Nesse contexto, o STF tem a oportunidade de reafirmar seu compromisso histórico com a ideia de que o IRPF não deve incidir sobre riqueza meramente virtual. A jurisprudência consolidada no Tema 808 – que afastou a tributação de juros de mora de cadernetas de poupança – ilustra essa linha interpretativa: tributável é o acréscimo patrimonial efetivo, não a recomposição ou deslocamento interno de patrimônio. Se essa coerência hermenêutica prevalecer, o Tribunal deverá repelir a cobrança, preservando a racionalidade do sistema e assegurando que a política fiscal não se converta em obstáculo à liberdade de organização patrimonial das famílias. A coerência e a racionalidade do sistema tributário são pilares da justiça fiscal, e a tributação deve ser aplicada de forma a não onerar excessivamente os contribuintes, preservando sua capacidade de acumulação e investimento.

Em síntese, o Tema 1.391 transcende o debate fazendário e dialoga com valores constitucionais de estatura elevada – legalidade, capacidade contributiva, segurança jurídica e vedação ao confisco.
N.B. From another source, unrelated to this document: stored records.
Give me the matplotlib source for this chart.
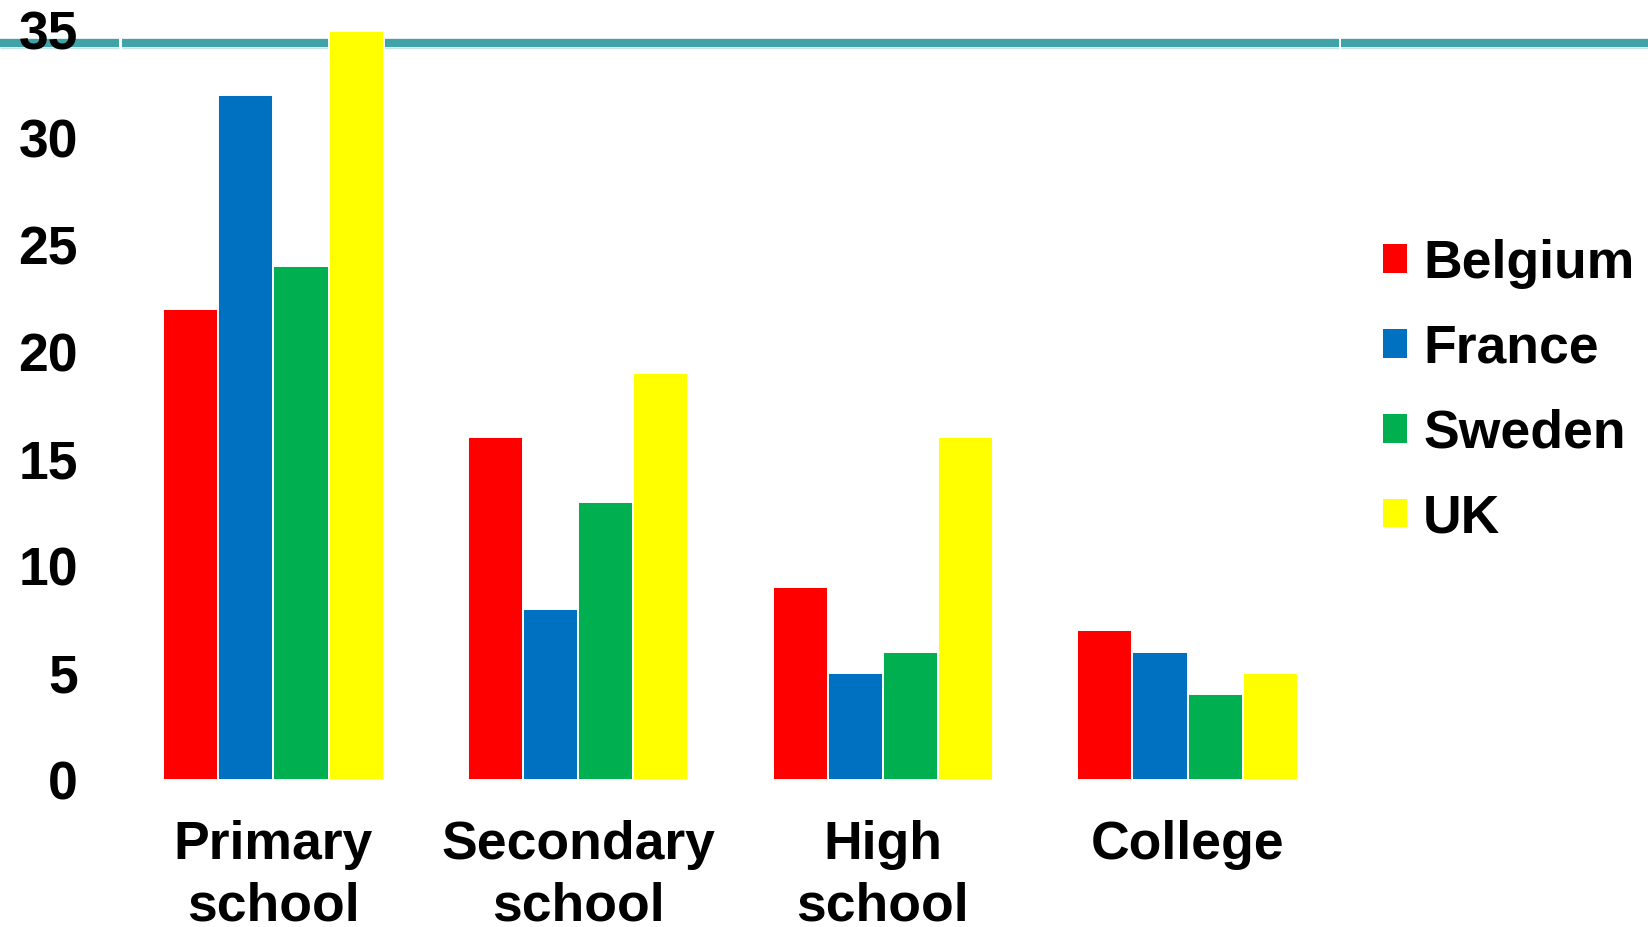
import numpy as np
import matplotlib
matplotlib.use("Agg")
import matplotlib.pyplot as plt
from matplotlib.lines import Line2D
from matplotlib.patches import Patch

plt.rcParams["font.family"] = ["Liberation Sans", "DejaVu Sans"]
plt.rcParams["font.weight"] = "bold"

CATEGORIES = ["Primary\nschool", "Secondary\nschool", "High\nschool", "College"]
COUNTRIES  = ["Belgium", "France", "Sweden", "UK"]
BELGIUM = [22, 16, 9, 7]
FRANCE  = [32, 8, 5, 6]
SWEDEN  = [24, 13, 6, 4]
UK      = [35, 19, 16, 5]
Y_TICKS = [0, 5, 10, 15, 20, 25, 30, 35]

COLOURS = ["#FF0000", "#0070C0", "#00B050", "#FFFF00"]
TEAL = "#41A2A8"
FS = 38.5

W, H = 1648, 927
fig = plt.figure(figsize=(W / 100, H / 100), dpi=100)
ax = fig.add_axes([121 / W, 1 - 780 / H, (1340 - 121) / W, (780 - 30.5) / H])
ax.patch.set_facecolor("none")

# decorative teal rule across the top (behind the axes)
y_rule = 1 - 42.5 / H
for x0, x1 in [(0, 119.5), (122, 1338.5), (1341, W)]:
    fig.add_artist(Line2D([x0 / W, x1 / W], [y_rule, y_rule], transform=fig.transFigure,
                          color=TEAL, linewidth=6.0, solid_capstyle="butt", zorder=-2))
    fig.add_artist(Line2D([x0 / W, x1 / W], [1 - 47.8 / H] * 2, transform=fig.transFigure,
                          color="#C4E6E8", linewidth=1.0, solid_capstyle="butt", zorder=-2))

x = np.arange(len(CATEGORIES))
width = 0.181
series = [BELGIUM, FRANCE, SWEDEN, UK]
for i, (vals, colour) in enumerate(zip(series, COLOURS)):
    ax.bar(x + (i - 1.5) * width, vals, width, color=colour,
           edgecolor="white", linewidth=1.4, zorder=3)

ax.set_xlim(-0.5, len(CATEGORIES) - 0.5)
ax.set_ylim(0, 35)
ax.set_yticks(Y_TICKS)
ax.set_xticks(x)
ax.set_xticklabels(CATEGORIES, fontsize=FS, fontweight="bold", linespacing=1.3)
ax.tick_params(axis="y", length=0, pad=31, labelsize=FS)
ax.tick_params(axis="x", length=0, pad=29)
for lbl in ax.get_yticklabels():
    lbl.set_fontweight("bold")
for s in ax.spines.values():
    s.set_visible(False)

handles = [Patch(facecolor=c, edgecolor="none") for c in COLOURS]
fig.legend(handles, COUNTRIES, loc="center left", bbox_to_anchor=(1383 / W, 1 - 391 / H),
           frameon=False, handlelength=0.45, handleheight=0.45,
           handletextpad=0.3, labelspacing=0.65, borderpad=0, borderaxespad=0,
           prop={"weight": "bold", "size": FS})

fig.savefig("out.png", dpi=100)
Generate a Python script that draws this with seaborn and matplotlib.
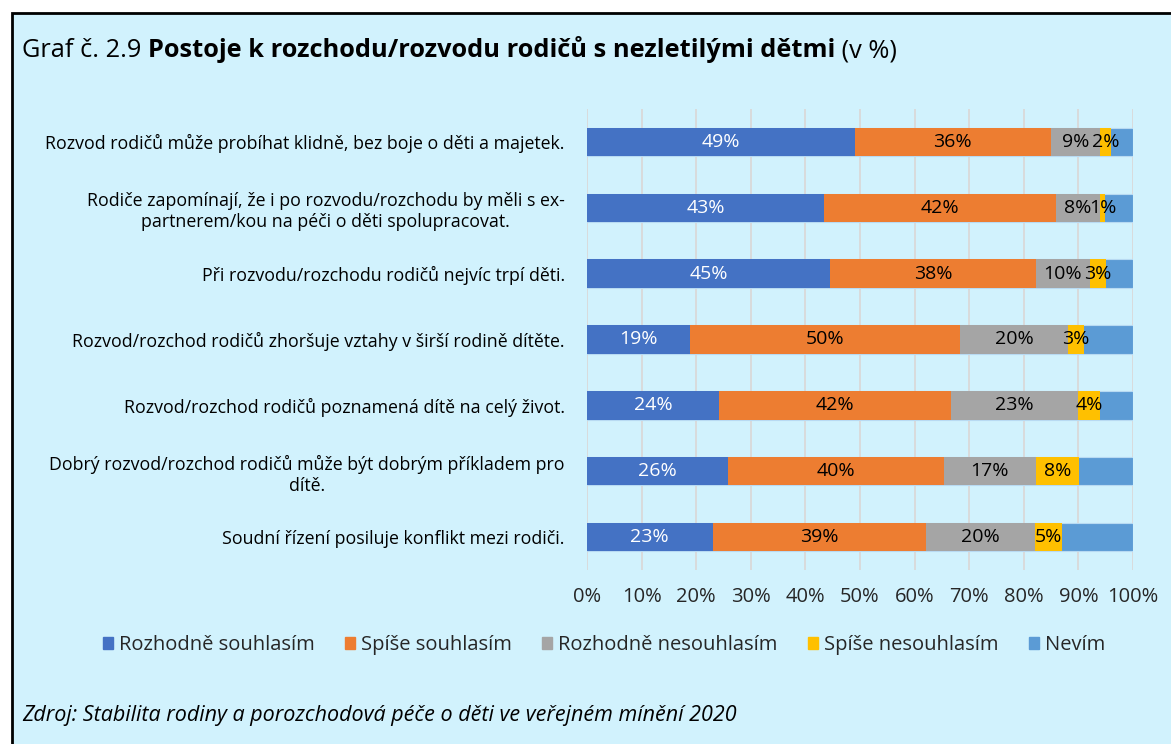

Ao julgar o mérito, a Corte terá de escolher entre legitimar uma construção legal-formal que desconsidera a ausência de riqueza nova, ou consolidar a noção de que a tributação sobre renda só se justifica quando existir efetivo benefício econômico para o contribuinte. Sob pena de fragilizar o sistema, a expectativa que se impõe é pela prevalência da segunda via: o IRPF deve gravar renda realizada, jamais atos gratuitos que apenas projetam a sucessão futura. A decisão do STF terá um impacto significativo na vida de milhares de famílias brasileiras, e a expectativa é que a Corte reafirme seu compromisso com a justiça fiscal e a proteção dos direitos dos contribuintes.